Banking customers are undergoing a radical behavioral change as new online and mobile channels enable a range of services that don’t require interactions with bank representatives. Customers can independently check their balance, deposit checks, and open new accounts while on any device. Gartner predicts that by 2020, customers will manage 85% of the relationship with an enterprise without interacting with a human. When was the last time you had to go into a bank to speak with a representative?
A study conducted by McKinsey & Company revealed that over a recent 5-year period, there was a significant change in the type and frequency of channels clients used to communicate and transact with their banks
Image credit: Compunnel Digital
But it’s not just about adopting digital channels to simplify customer interactions. Retail banks must undergo a complete digital transformation to enhance every aspect of their customers’ experience. Since almost every bank offers a similar suite of products, ensuring a fast, seamless and personalized customer experience is the only key to differentiation and success. To gain a competitive advantage, banks must enable customers to complete more complex tasks online, in addition to offering standard online banking services.

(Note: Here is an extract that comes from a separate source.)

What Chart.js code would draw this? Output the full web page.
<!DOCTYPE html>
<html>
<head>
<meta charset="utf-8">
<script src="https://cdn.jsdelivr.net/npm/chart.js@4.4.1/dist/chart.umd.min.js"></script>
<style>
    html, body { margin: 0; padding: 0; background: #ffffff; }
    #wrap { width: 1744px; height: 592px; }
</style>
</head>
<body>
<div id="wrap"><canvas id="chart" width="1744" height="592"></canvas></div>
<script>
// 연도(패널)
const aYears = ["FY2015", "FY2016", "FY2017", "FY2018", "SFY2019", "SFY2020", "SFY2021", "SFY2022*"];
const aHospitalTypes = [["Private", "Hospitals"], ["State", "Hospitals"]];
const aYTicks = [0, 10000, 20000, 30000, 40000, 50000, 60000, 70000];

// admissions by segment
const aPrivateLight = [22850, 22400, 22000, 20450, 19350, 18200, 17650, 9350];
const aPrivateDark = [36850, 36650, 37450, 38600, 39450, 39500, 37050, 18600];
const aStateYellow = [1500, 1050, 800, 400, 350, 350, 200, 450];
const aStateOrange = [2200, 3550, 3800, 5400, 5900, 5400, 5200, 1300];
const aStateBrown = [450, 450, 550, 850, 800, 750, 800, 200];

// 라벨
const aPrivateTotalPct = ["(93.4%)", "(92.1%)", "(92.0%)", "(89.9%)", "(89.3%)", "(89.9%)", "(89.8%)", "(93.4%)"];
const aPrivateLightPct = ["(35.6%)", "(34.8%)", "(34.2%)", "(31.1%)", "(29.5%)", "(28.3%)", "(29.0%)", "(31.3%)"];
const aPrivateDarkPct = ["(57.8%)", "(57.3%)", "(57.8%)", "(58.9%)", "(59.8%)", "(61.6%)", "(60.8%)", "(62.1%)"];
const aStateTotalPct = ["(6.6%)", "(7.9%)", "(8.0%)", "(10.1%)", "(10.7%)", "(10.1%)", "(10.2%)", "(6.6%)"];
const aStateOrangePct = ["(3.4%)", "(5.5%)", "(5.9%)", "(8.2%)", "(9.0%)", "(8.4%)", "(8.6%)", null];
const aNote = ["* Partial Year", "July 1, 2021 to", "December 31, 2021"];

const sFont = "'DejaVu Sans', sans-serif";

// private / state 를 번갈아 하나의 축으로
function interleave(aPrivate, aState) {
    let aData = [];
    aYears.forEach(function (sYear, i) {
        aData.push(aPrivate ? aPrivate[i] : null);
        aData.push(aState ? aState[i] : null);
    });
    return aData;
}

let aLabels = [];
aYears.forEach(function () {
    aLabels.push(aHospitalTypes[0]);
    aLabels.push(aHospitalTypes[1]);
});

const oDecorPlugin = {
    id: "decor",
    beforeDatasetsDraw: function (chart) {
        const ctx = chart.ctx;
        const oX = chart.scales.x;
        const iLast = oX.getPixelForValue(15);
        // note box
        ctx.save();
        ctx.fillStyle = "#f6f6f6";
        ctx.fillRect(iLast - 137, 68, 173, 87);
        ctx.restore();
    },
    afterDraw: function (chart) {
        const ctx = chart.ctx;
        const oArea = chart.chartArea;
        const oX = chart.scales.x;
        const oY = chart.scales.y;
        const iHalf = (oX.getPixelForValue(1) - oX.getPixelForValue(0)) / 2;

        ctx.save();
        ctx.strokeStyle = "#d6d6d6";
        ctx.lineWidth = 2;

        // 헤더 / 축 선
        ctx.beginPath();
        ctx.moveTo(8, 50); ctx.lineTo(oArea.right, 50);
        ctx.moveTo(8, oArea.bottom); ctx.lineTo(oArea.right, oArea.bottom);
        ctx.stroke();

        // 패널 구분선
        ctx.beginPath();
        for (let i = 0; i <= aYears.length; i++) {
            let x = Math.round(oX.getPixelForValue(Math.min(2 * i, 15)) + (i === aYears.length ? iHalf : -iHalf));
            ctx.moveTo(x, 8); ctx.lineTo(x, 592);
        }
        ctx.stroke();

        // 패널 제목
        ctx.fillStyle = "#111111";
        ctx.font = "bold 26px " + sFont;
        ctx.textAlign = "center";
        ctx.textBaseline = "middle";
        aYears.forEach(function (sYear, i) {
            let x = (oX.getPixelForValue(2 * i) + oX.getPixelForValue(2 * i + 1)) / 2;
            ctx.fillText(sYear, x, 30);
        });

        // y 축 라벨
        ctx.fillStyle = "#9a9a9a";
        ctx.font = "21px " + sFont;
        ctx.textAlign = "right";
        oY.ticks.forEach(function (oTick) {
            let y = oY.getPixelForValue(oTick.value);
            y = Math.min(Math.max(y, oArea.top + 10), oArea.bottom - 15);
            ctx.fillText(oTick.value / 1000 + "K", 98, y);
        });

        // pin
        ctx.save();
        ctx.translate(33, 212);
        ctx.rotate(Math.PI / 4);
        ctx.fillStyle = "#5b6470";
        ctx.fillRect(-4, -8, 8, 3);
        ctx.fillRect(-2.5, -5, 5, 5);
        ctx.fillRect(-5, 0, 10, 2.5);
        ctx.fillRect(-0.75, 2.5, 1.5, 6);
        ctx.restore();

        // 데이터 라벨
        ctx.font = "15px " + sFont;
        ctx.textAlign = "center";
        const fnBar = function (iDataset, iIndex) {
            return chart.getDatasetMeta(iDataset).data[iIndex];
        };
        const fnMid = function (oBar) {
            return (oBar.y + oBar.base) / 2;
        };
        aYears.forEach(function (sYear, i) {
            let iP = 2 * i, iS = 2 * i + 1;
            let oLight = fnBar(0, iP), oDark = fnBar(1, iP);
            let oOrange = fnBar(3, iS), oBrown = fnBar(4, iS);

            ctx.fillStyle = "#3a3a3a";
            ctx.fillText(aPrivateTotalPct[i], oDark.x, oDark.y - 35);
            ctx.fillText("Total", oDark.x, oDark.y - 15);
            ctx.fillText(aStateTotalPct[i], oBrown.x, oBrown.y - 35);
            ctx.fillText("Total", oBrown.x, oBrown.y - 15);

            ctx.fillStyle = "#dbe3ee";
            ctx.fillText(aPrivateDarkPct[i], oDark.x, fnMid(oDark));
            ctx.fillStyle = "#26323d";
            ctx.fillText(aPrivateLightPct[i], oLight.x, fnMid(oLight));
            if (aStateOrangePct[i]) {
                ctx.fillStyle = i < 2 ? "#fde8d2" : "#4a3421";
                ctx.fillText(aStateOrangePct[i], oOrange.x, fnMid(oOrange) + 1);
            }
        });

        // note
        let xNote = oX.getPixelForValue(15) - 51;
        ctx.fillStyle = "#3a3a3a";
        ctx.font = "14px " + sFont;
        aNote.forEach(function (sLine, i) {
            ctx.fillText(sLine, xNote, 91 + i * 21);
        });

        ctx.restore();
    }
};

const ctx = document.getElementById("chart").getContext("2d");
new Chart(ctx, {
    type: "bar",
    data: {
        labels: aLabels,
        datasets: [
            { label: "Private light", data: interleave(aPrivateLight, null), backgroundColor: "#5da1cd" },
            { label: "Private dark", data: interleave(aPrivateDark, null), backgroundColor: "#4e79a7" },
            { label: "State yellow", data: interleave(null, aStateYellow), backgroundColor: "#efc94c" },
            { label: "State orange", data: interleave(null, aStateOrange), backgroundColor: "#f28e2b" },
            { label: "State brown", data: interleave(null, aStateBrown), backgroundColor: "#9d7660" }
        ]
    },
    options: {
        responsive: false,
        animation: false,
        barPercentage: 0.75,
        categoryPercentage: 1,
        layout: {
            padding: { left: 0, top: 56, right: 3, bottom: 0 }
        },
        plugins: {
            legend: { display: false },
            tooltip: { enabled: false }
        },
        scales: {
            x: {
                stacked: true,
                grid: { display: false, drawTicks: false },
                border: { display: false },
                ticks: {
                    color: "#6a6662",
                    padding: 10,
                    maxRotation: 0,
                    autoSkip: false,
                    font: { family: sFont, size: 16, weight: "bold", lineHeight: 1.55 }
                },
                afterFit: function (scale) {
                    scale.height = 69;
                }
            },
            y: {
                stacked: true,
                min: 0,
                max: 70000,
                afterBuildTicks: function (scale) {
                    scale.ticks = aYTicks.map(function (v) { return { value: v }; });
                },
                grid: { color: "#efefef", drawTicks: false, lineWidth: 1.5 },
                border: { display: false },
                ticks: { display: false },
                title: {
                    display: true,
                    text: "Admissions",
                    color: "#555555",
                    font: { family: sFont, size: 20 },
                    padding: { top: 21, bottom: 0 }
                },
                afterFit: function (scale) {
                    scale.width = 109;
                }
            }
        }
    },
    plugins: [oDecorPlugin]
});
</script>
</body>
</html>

Below, we outline how digital transformation is improving customer experiences in the banking industry:
Most banking consumers expect interactions with their financial institutions to be consistent across all touchpoints. As a bank, it’s crucial to have a clear and unified view of how a customer interacts at different touchpoints to improve their customer experience. However, communicating consistently with a client across all touchpoints requires a single outline of the customer. By applying advanced analytics to the significant customer data banks have at their disposal, they can build a complete picture of their clientele, from the customer’s first interaction, all the way to purchase. A view of the average customer journey helps banks answer mission-critical questions including which touchpoints to focus on to maximize delivered value, or which operational risks to eliminate to reduce service costs.
Today, customers can research a product on one channel, yet make the final purchase on another. Banks must emphasize omnichannel customer experience and integrate all the channels to ensure a seamless handoff from one channel to another. Customers are not willing to repeat themselves when switching from one channel or department to the next. So, to have a comprehensive view of a customer’s history, banks need to integrate physical and digital channels while removing any organizational and functional siloes that prevent this integration.
Banks can reach and influence prospects and existing customers across geographies through social media. As social media enables free and borderless sharing of experiences, banks must consistently utilize social monitoring to understand their clients, monitor brand mentions, and capitalize on competitor weaknesses.
According to a research conducted by Medallia, 80% of Millennials cite personal experience, reviews or recommendations as the top reason for switching banks.
Due to a combination of heightened competition and evolving customer expectations, the banking industry today has become extremely vulnerable to disruption. Differentiated and delightful customer experience has become equally and, in many cases, more important than providing robust financial products and services. To stay in the game, banks must swiftly progress with their own digital transformation.